Add a few more systems, some of which are really important (a business server), and it’s another story. Problems quickly become complex, and have to be fixed right now. To keep up it’s important to manage your network more carefully, and Axence nVision Free is the ideal program to help.
This starts with accurate network discovery. NVision scans your systems, discovers any connected systems and devices, lists their TCP/IP services, and helps you create network maps.
Are these computers set up as they should be? Simple inventory tools mean you’re able to view key system information details on your connected PCs: installed software, user accounts, shared folders, startup commands and more. Nothing too surprising, but there’s still enough here to be useful.
There are a good set of monitoring options. Do you want to know if a host is down, a service has failed, CPU utilisation is high, maybe a new system has connected to the network? NVision can be set up to display a desktop alert or send an email.
You also get nVision’s excellent netTools package, a handy collection of network troubleshooting utilities. There’s a visual Ping and Traceroute, bandwidth assessment, host and network scanning, a graphical netstat, even a tool for establishing low-level TCP and UDP connections and monitoring the results.
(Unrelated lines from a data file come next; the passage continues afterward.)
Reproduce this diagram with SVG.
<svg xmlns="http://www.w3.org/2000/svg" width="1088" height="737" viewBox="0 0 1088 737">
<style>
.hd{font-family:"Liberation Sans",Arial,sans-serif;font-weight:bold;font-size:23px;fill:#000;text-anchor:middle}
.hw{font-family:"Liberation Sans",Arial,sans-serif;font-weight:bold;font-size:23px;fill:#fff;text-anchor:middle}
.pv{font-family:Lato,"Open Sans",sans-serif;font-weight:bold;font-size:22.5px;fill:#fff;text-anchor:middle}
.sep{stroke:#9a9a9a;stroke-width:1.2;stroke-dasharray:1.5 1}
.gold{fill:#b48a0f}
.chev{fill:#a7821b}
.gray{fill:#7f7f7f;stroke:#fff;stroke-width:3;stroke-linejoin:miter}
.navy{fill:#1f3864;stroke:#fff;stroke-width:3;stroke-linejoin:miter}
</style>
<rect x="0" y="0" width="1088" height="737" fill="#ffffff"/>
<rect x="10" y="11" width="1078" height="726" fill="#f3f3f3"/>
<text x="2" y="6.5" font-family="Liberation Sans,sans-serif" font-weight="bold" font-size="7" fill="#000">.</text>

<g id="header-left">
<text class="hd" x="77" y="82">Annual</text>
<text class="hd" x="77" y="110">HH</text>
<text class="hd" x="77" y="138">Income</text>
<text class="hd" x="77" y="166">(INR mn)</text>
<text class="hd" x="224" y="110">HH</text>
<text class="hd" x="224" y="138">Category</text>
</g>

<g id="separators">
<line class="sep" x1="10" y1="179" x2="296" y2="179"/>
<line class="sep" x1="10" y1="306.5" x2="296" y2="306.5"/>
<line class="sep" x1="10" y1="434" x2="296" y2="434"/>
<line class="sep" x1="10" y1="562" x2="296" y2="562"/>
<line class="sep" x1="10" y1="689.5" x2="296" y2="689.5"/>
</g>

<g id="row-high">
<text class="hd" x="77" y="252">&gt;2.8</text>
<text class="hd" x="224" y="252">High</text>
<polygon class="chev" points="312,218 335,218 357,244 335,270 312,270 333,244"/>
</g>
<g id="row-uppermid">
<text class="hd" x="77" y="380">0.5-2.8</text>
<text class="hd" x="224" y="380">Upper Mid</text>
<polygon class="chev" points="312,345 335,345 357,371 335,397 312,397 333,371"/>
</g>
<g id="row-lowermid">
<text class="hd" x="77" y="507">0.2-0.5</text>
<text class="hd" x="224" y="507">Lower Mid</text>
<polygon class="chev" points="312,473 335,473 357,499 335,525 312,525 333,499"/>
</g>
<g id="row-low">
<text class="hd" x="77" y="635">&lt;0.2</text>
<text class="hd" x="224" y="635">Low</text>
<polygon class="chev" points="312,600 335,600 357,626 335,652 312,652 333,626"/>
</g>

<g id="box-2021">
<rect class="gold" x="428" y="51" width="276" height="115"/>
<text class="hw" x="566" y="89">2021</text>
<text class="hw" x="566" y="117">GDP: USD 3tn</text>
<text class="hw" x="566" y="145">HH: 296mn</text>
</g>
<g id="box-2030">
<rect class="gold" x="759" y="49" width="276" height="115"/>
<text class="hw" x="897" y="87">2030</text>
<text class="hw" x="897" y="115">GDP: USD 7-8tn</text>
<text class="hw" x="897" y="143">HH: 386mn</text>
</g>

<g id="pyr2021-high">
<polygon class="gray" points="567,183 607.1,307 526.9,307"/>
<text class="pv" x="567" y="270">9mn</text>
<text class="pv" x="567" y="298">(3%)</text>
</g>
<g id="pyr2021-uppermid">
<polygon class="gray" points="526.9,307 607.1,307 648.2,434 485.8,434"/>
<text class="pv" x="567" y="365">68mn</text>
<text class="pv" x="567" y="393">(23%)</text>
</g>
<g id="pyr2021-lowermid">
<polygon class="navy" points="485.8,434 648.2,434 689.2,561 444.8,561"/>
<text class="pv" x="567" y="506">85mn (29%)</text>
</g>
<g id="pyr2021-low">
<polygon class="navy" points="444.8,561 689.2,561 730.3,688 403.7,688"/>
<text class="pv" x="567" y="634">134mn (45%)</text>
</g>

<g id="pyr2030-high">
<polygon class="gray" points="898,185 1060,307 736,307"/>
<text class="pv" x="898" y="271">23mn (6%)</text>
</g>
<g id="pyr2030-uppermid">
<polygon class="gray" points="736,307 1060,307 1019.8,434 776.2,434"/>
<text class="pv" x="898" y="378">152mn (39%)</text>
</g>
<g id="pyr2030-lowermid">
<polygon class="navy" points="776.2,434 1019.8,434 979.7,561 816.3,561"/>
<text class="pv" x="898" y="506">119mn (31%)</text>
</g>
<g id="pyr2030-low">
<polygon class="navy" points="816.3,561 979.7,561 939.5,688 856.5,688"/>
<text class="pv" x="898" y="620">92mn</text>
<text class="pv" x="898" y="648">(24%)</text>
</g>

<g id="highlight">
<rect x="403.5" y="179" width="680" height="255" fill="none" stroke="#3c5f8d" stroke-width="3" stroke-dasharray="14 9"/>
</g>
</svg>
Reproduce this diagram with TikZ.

Professional extras include support for monitoring SNMP counters, simple user activity monitoring, a basic trouble ticket database to manage your troubleshooting efforts.
Perhaps most surprising of all, this build of Axence nVision really is free – even for commercial use. If you need a little help monitoring a medium to large Windows network (there are also OS X and Linux agents, if you need them) then it’s a great place to start.